There were 8 verbs on the board. They were all in singular form. The pupils didn’t know what we were aiming at. They had to do a lot of thinking. There were only 8 pupils present so they were doing the work together. All the ideas of groups were excepted if they could explain why they had formed the group.
They arranged the words into following groups, which were named by the pupils
They tested the model by trying to add a word in front of the verbs. If the word suited all the verbs in the group, the group must be right. The pupils added more verbs to the groups trying to think what can be done in the classroom.
One boy created another model by finding out that in group 1 all the verbs ended in a vowel which is correct in third person forms.
They used the models to find out verbs in singular form expressing the subject in a short fairy tail.
Task 2: Similar sorting task with added thinking by having one verb, which didn’t tell the subject in written language. This time the verbs were in plural form.
A new problem arose, some of the verbs were in past tense. The pupils noticed that. It led them sorting the verbs into two groups. The verb that didn’t express the subject was sorted by the pupils but led to a discussion about spoken and written language. (juostaan)
They got three groups in the end. The models were tested by adding more verbs into the groups.

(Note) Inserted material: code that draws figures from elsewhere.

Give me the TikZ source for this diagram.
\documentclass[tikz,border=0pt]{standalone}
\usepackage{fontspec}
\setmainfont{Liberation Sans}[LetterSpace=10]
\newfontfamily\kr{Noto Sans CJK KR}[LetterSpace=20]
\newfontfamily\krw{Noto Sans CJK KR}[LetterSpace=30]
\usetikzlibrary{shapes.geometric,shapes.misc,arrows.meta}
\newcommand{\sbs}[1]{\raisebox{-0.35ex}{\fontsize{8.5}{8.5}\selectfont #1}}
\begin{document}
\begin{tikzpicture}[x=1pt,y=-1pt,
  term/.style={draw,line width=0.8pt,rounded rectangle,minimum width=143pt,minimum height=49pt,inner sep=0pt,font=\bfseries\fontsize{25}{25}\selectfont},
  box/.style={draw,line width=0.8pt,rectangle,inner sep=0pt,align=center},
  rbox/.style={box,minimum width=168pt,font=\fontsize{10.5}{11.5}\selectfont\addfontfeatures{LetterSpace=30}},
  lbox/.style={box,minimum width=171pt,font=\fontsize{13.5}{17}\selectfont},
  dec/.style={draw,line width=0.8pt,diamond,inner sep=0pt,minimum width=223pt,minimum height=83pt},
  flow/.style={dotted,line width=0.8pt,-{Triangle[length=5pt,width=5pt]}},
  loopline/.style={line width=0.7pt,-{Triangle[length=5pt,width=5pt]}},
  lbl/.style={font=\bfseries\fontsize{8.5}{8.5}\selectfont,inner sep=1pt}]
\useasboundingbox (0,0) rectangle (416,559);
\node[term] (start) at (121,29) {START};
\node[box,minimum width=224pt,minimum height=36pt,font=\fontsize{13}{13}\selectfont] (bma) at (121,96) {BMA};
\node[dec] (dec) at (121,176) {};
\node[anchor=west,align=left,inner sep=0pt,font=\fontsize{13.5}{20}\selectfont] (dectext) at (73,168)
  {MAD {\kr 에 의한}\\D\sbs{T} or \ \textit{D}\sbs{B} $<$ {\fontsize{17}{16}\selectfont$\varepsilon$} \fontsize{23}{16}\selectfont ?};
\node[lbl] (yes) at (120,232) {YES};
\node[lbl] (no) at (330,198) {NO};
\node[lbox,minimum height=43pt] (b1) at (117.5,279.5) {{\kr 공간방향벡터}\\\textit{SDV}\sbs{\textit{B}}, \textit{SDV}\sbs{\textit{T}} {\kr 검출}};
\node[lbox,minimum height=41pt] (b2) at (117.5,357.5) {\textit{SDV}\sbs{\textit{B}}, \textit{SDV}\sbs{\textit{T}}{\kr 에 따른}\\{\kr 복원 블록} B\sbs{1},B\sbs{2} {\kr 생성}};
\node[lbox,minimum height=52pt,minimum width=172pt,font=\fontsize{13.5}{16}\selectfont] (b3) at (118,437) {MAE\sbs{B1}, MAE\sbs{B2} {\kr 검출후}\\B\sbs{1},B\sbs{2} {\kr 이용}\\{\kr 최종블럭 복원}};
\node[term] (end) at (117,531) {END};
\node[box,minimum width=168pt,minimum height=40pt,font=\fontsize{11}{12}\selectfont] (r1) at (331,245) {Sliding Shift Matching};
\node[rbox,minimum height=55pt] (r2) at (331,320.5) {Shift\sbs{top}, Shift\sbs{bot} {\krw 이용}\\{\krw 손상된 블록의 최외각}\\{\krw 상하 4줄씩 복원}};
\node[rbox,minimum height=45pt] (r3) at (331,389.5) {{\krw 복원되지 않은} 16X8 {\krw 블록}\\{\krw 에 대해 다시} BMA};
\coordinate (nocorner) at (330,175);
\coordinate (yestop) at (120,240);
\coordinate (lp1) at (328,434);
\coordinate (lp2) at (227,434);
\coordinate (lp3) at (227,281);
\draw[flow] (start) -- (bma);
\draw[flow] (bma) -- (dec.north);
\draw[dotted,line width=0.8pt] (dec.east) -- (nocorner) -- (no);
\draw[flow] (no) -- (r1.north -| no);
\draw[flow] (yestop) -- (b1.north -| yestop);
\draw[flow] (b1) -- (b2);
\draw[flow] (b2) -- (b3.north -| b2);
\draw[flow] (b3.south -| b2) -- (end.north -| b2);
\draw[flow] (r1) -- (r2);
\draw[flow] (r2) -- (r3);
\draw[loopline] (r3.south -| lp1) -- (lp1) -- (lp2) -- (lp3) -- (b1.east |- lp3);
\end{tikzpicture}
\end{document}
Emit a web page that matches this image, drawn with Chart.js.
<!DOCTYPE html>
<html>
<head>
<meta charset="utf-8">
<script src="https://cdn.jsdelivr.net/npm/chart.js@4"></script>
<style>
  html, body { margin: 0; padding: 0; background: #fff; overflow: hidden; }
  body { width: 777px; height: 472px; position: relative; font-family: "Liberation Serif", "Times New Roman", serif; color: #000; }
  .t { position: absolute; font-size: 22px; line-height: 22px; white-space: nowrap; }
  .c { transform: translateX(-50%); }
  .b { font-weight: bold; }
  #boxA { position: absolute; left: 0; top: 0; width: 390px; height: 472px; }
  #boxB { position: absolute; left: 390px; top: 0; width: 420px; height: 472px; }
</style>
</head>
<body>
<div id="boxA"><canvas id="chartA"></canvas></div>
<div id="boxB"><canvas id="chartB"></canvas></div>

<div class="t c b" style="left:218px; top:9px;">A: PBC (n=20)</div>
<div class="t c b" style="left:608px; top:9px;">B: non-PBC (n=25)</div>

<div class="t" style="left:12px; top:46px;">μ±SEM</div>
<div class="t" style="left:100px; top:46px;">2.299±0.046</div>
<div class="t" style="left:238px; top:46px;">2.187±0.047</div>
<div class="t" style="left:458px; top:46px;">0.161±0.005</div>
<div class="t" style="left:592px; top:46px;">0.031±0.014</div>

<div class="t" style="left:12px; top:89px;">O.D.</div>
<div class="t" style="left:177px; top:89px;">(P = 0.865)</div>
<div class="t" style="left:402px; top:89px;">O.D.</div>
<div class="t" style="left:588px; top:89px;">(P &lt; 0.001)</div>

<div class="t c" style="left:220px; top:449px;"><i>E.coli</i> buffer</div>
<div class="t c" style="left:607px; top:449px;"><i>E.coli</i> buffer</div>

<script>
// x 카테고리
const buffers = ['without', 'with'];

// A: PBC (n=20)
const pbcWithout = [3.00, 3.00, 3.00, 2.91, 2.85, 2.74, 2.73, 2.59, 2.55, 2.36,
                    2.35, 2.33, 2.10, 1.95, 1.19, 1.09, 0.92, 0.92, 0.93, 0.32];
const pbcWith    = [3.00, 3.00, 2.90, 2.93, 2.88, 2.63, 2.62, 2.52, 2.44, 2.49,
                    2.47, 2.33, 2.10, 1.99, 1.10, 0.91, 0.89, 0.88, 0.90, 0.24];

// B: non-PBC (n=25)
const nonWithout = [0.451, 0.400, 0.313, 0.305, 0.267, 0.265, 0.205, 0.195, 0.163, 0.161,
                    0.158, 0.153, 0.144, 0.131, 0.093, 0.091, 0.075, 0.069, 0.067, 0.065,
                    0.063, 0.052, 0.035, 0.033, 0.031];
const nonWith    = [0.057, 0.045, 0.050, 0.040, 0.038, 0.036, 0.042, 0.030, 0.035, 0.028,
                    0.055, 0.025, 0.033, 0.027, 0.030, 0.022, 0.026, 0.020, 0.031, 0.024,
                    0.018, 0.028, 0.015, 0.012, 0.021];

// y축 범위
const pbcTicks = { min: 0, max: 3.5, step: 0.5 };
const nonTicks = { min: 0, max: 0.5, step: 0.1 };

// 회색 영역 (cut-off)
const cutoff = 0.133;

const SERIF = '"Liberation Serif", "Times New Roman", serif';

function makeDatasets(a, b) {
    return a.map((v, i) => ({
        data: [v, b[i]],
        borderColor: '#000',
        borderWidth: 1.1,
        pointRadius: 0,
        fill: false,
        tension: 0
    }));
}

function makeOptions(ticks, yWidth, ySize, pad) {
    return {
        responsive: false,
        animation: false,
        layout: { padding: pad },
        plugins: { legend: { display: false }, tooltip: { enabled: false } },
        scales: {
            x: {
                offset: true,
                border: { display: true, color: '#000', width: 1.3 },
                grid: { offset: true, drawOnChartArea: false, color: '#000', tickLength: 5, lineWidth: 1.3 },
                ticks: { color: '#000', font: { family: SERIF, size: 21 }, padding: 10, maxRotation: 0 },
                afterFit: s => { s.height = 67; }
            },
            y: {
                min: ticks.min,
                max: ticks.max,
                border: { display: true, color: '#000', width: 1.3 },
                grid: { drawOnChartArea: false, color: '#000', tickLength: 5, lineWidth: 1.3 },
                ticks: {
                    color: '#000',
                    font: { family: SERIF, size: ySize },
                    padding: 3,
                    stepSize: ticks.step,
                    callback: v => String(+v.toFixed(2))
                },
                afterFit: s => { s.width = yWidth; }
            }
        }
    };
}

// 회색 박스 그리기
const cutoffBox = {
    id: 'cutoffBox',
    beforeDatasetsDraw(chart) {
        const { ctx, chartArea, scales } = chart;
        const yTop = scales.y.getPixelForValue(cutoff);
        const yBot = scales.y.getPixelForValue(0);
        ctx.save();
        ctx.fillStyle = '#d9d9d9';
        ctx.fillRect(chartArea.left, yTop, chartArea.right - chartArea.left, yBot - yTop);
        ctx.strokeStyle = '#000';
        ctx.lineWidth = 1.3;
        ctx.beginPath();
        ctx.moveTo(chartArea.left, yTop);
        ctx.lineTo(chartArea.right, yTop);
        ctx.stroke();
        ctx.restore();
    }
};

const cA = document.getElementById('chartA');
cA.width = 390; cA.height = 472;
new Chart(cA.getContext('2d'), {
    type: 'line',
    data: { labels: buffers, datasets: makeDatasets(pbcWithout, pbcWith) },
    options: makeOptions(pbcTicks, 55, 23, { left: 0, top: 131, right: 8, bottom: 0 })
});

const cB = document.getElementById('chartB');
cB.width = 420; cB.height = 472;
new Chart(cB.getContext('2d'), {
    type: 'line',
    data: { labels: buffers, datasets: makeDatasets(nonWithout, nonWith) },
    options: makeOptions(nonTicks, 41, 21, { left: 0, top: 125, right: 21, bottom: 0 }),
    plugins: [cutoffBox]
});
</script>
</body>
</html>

The models were compared with English. (multi-screen?)
Juoksen.=I run.
Juokset.=You run.
Juoksee.=She runs.
Juoksemme.=We run.
Juoksette.=You run.
Juoksevat.=They run.
Task 3: Write a short dialogue where you are using at least three different singular verbs that tell the subject.
Comments
A few things I wanted to comment / ask about.
1. Did the pupils manage to come up to the three groups at once? You're saying that they had to do a lot of thinking, so I assume they also had some 'wrong' ideas, didn't they? If so, can you say a few words about what you did in this situation? How did you help them realise that the idea was 'wrong'?
2. Comparison with English is important. I am not sure though we can say that just the fact of comparing them means we've used the multi-screen model. The multi-screen model would assume that we're considering a system at different levels and at different periods of time. Here, I think, you could try to consider the vertical line of the multi-screen model and compare how one and the same function is expressed at a different level in Finnish and English. Meaning that the categories of the person and the number (if I understood correctly) are expressed by a morpheme in Finnish (this is one of the functions of a particular morpheme) while this is only partially true about English (just third person sing.).